Concerns About Solar Aircraft

"I remember that people never thought they'd be able to fly. After the planes set flight records, those critics were silenced," says Del Frate. But critics still take issue with solar airplanes.

"Critics tend to point out that these airplanes are fragile," says Del Frate. NASA's Pathfinder plane was damaged inside a NASA hangar by wind blowing through the door, he says. "We build in the necessary strength and no more. They're light and very minimal on material -- for a reason."

It's hard to imagine paying $20 million for a plane as thin as a wafer, but that's about what solar airplanes cost. According to Del Frate, the solar panels alone account for about half the cost. But to put it in perspective, a Boeing 747 starts at $234 million [source: Boeing].

The planes are not heavy lifters; the strongest built to date can carry one pilot. "If they hardly carry any payload, what's the point?," says Del Frate, summarizing what critics say. He points out that solar planes can carry sensors and cameras, which are light and are getting lighter. "Look at all your cell phone can do. It hardly weighs anything."

So far, solar planes need special flight conditions. While the batteries can carry them through night and the shade, the planes can't take off or fly in storms.
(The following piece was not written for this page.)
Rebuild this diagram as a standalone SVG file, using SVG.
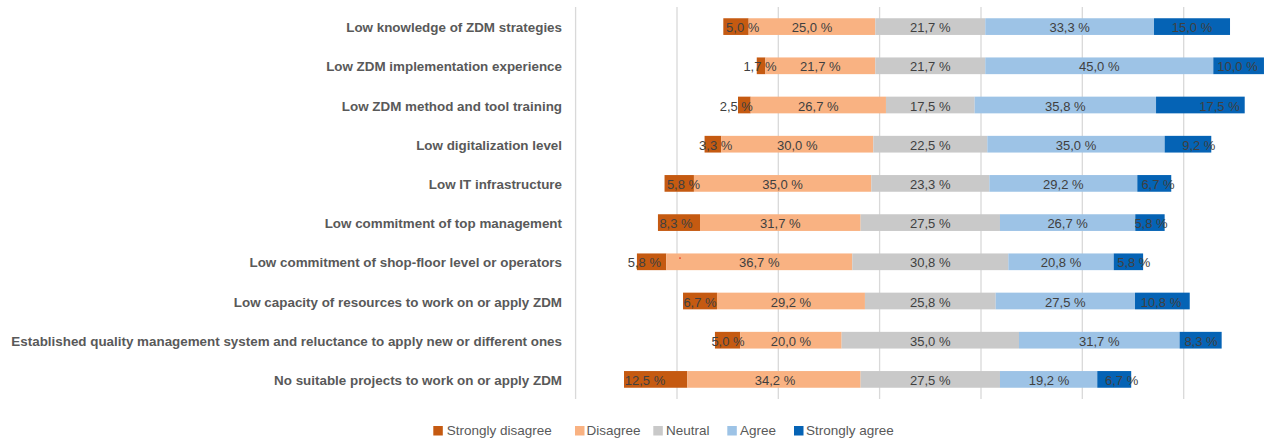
<svg xmlns="http://www.w3.org/2000/svg" width="1280" height="441" viewBox="0 0 1280 441">
<style>
.cat{font-family:"Liberation Sans",Arial,sans-serif;font-weight:bold;font-size:13.4px;fill:#595959;text-anchor:end}
.val{font-family:"Liberation Sans",Arial,sans-serif;font-size:13px;fill:#404040;text-anchor:middle}
.leg{font-family:"Liberation Sans",Arial,sans-serif;font-size:13.5px;fill:#595959}
.grid{stroke:#D9D9D9;stroke-width:1.3;fill:none}
.sd{fill:#C55A11}
.d{fill:#F9B282}
.n{fill:#C9C9C9}
.a{fill:#9DC3E6}
.sa{fill:#0563B5}
</style>
<rect width="1280" height="441" fill="#FFFFFF"/>
<g id="gridlines">
<line class="grid" x1="575.6" y1="7" x2="575.6" y2="399"/>
<line class="grid" x1="677" y1="7" x2="677" y2="399"/>
<line class="grid" x1="778.3" y1="7" x2="778.3" y2="399"/>
<line class="grid" x1="879.6" y1="7" x2="879.6" y2="399"/>
<line class="grid" x1="981" y1="7" x2="981" y2="399"/>
<line class="grid" x1="1082.3" y1="7" x2="1082.3" y2="399"/>
<line class="grid" x1="1183.7" y1="7" x2="1183.7" y2="399"/>
</g>
<g id="connectors"></g>

<g id="row1">
<text class="cat" x="562" y="32.1">Low knowledge of ZDM strategies</text>
<rect class="sd" x="723.31" y="18.25" width="25.34" height="16.7"/>
<rect class="d" x="748.65" y="18.25" width="126.68" height="16.7"/>
<rect class="n" x="875.33" y="18.25" width="109.95" height="16.7"/>
<rect class="a" x="985.28" y="18.25" width="168.73" height="16.7"/>
<rect class="sa" x="1154.01" y="18.25" width="76.01" height="16.7"/>
<text class="val" x="742.7" y="32.1">5,0 %</text>
<text class="val" x="812" y="32.1">25,0 %</text>
<text class="val" x="930.3" y="32.1">21,7 %</text>
<text class="val" x="1069.65" y="32.1">33,3 %</text>
<text class="val" x="1192" y="32.1">15,0 %</text>
</g>

<g id="row2">
<text class="cat" x="562" y="71.3">Low ZDM implementation experience</text>
<rect class="sd" x="756.76" y="57.45" width="8.61" height="16.7"/>
<rect class="d" x="765.37" y="57.45" width="109.95" height="16.7"/>
<rect class="n" x="875.32" y="57.45" width="109.95" height="16.7"/>
<rect class="a" x="985.27" y="57.45" width="228.02" height="16.7"/>
<rect class="sa" x="1213.29" y="57.45" width="50.67" height="16.7"/>
<text class="val" x="760" y="71.3">1,7 %</text>
<text class="val" x="820.35" y="71.3">21,7 %</text>
<text class="val" x="930.3" y="71.3">21,7 %</text>
<text class="val" x="1099.28" y="71.3">45,0 %</text>
<text class="val" x="1237.5" y="71.3">10,0 %</text>
</g>

<g id="row3">
<text class="cat" x="562" y="110.5">Low ZDM method and tool training</text>
<rect class="sd" x="738.01" y="96.65" width="12.67" height="16.7"/>
<rect class="d" x="750.68" y="96.65" width="135.29" height="16.7"/>
<rect class="n" x="885.97" y="96.65" width="88.67" height="16.7"/>
<rect class="a" x="974.64" y="96.65" width="181.40" height="16.7"/>
<rect class="sa" x="1156.04" y="96.65" width="88.67" height="16.7"/>
<text class="val" x="736.3" y="110.5">2,5 %</text>
<text class="val" x="818.33" y="110.5">26,7 %</text>
<text class="val" x="930.3" y="110.5">17,5 %</text>
<text class="val" x="1065.34" y="110.5">35,8 %</text>
<text class="val" x="1219.5" y="110.5">17,5 %</text>
</g>

<g id="row4">
<text class="cat" x="562" y="149.7">Low digitalization level</text>
<rect class="sd" x="704.57" y="135.85" width="16.72" height="16.7"/>
<rect class="d" x="721.29" y="135.85" width="152.01" height="16.7"/>
<rect class="n" x="873.30" y="135.85" width="114.01" height="16.7"/>
<rect class="a" x="987.31" y="135.85" width="177.35" height="16.7"/>
<rect class="sa" x="1164.66" y="135.85" width="46.62" height="16.7"/>
<text class="val" x="715.7" y="149.7">3,3 %</text>
<text class="val" x="797.3" y="149.7">30,0 %</text>
<text class="val" x="930.3" y="149.7">22,5 %</text>
<text class="val" x="1075.99" y="149.7">35,0 %</text>
<text class="val" x="1198.8" y="149.7">9,2 %</text>
</g>

<g id="row5">
<text class="cat" x="562" y="188.9">Low IT infrastructure</text>
<rect class="sd" x="664.54" y="175.05" width="29.39" height="16.7"/>
<rect class="d" x="693.93" y="175.05" width="177.35" height="16.7"/>
<rect class="n" x="871.28" y="175.05" width="118.06" height="16.7"/>
<rect class="a" x="989.34" y="175.05" width="147.96" height="16.7"/>
<rect class="sa" x="1137.30" y="175.05" width="33.95" height="16.7"/>
<text class="val" x="683.5" y="188.9">5,8 %</text>
<text class="val" x="782.61" y="188.9">35,0 %</text>
<text class="val" x="930.3" y="188.9">23,3 %</text>
<text class="val" x="1063.32" y="188.9">29,2 %</text>
<text class="val" x="1158" y="188.9">6,7 %</text>
</g>

<g id="row6">
<text class="cat" x="562" y="228.1">Low commitment of top management</text>
<rect class="sd" x="657.95" y="214.25" width="42.06" height="16.7"/>
<rect class="d" x="700.01" y="214.25" width="160.62" height="16.7"/>
<rect class="n" x="860.63" y="214.25" width="139.34" height="16.7"/>
<rect class="a" x="999.97" y="214.25" width="135.29" height="16.7"/>
<rect class="sa" x="1135.26" y="214.25" width="29.39" height="16.7"/>
<text class="val" x="676" y="228.1">8,3 %</text>
<text class="val" x="780.32" y="228.1">31,7 %</text>
<text class="val" x="930.3" y="228.1">27,5 %</text>
<text class="val" x="1067.62" y="228.1">26,7 %</text>
<text class="val" x="1151" y="228.1">5,8 %</text>
</g>

<g id="row7">
<text class="cat" x="562" y="267.3">Low commitment of shop-floor level or operators</text>
<rect class="sd" x="636.92" y="253.45" width="29.39" height="16.7"/>
<rect class="d" x="666.31" y="253.45" width="185.96" height="16.7"/>
<rect class="n" x="852.27" y="253.45" width="156.06" height="16.7"/>
<rect class="a" x="1008.33" y="253.45" width="105.39" height="16.7"/>
<rect class="sa" x="1113.72" y="253.45" width="29.39" height="16.7"/>
<rect x="679.3" y="257.4" width="1.4" height="1.4" fill="#E0301E"/>
<text class="val" x="644.4" y="267.3">5,8 %</text>
<text class="val" x="759.29" y="267.3">36,7 %</text>
<text class="val" x="930.3" y="267.3">30,8 %</text>
<text class="val" x="1061.03" y="267.3">20,8 %</text>
<text class="val" x="1133.8" y="267.3">5,8 %</text>
</g>

<g id="row8">
<text class="cat" x="562" y="306.5">Low capacity of resources to work on or apply ZDM</text>
<rect class="sd" x="683.03" y="292.65" width="33.95" height="16.7"/>
<rect class="d" x="716.98" y="292.65" width="147.96" height="16.7"/>
<rect class="n" x="864.94" y="292.65" width="130.73" height="16.7"/>
<rect class="a" x="995.67" y="292.65" width="139.34" height="16.7"/>
<rect class="sa" x="1135.01" y="292.65" width="54.72" height="16.7"/>
<text class="val" x="700" y="306.5">6,7 %</text>
<text class="val" x="790.96" y="306.5">29,2 %</text>
<text class="val" x="930.3" y="306.5">25,8 %</text>
<text class="val" x="1065.34" y="306.5">27,5 %</text>
<text class="val" x="1161" y="306.5">10,8 %</text>
</g>

<g id="row9">
<text class="cat" x="562" y="345.7">Established quality management system and reluctance to apply new or different ones</text>
<rect class="sd" x="714.95" y="331.85" width="25.34" height="16.7"/>
<rect class="d" x="740.29" y="331.85" width="101.34" height="16.7"/>
<rect class="n" x="841.63" y="331.85" width="177.35" height="16.7"/>
<rect class="a" x="1018.98" y="331.85" width="160.62" height="16.7"/>
<rect class="sa" x="1179.60" y="331.85" width="42.06" height="16.7"/>
<text class="val" x="728" y="345.7">5,0 %</text>
<text class="val" x="790.96" y="345.7">20,0 %</text>
<text class="val" x="930.3" y="345.7">35,0 %</text>
<text class="val" x="1099.29" y="345.7">31,7 %</text>
<text class="val" x="1201" y="345.7">8,3 %</text>
</g>

<g id="row10">
<text class="cat" x="562" y="384.9">No suitable projects to work on or apply ZDM</text>
<rect class="sd" x="624.0" y="371.05" width="63.34" height="16.7"/>
<rect class="d" x="687.34" y="371.05" width="173.29" height="16.7"/>
<rect class="n" x="860.63" y="371.05" width="139.34" height="16.7"/>
<rect class="a" x="999.97" y="371.05" width="97.29" height="16.7"/>
<rect class="sa" x="1097.26" y="371.05" width="33.95" height="16.7"/>
<text class="val" x="645" y="384.9">12,5 %</text>
<text class="val" x="775" y="384.9">34,2 %</text>
<text class="val" x="930.3" y="384.9">27,5 %</text>
<text class="val" x="1049" y="384.9">19,2 %</text>
<text class="val" x="1121.6" y="384.9">6,7 %</text>
</g>

<g id="legend">
<rect class="sd" x="433.3" y="426" width="9.5" height="9.5"/>
<text class="leg" x="446.7" y="434.8">Strongly disagree</text>
<rect class="d" x="575" y="426" width="9.5" height="9.5"/>
<text class="leg" x="586.5" y="434.8">Disagree</text>
<rect class="n" x="653.3" y="426" width="9.5" height="9.5"/>
<text class="leg" x="666" y="434.8">Neutral</text>
<rect class="a" x="727.3" y="426" width="9.5" height="9.5"/>
<text class="leg" x="740" y="434.8">Agree</text>
<rect class="sa" x="794" y="426" width="9.5" height="9.5"/>
<text class="leg" x="806" y="434.8">Strongly agree</text>
</g>
</svg>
They can't take off in strong wind. They can't stay in cumulus clouds or turbulent layers of the sky.

"Critics will point out they're only useful nine months out of the year, and they're right," says Del Frate. During winter, the planes struggle to stay up, with days being short and nights being long. Because the sun is close to the horizon, and the solar panels usually point straight up, the plane struggles to collect enough sunlight to stay aloft. Designers are angling and placing solar panels to catch the sun no matter where it is -- and some are planning folding planes.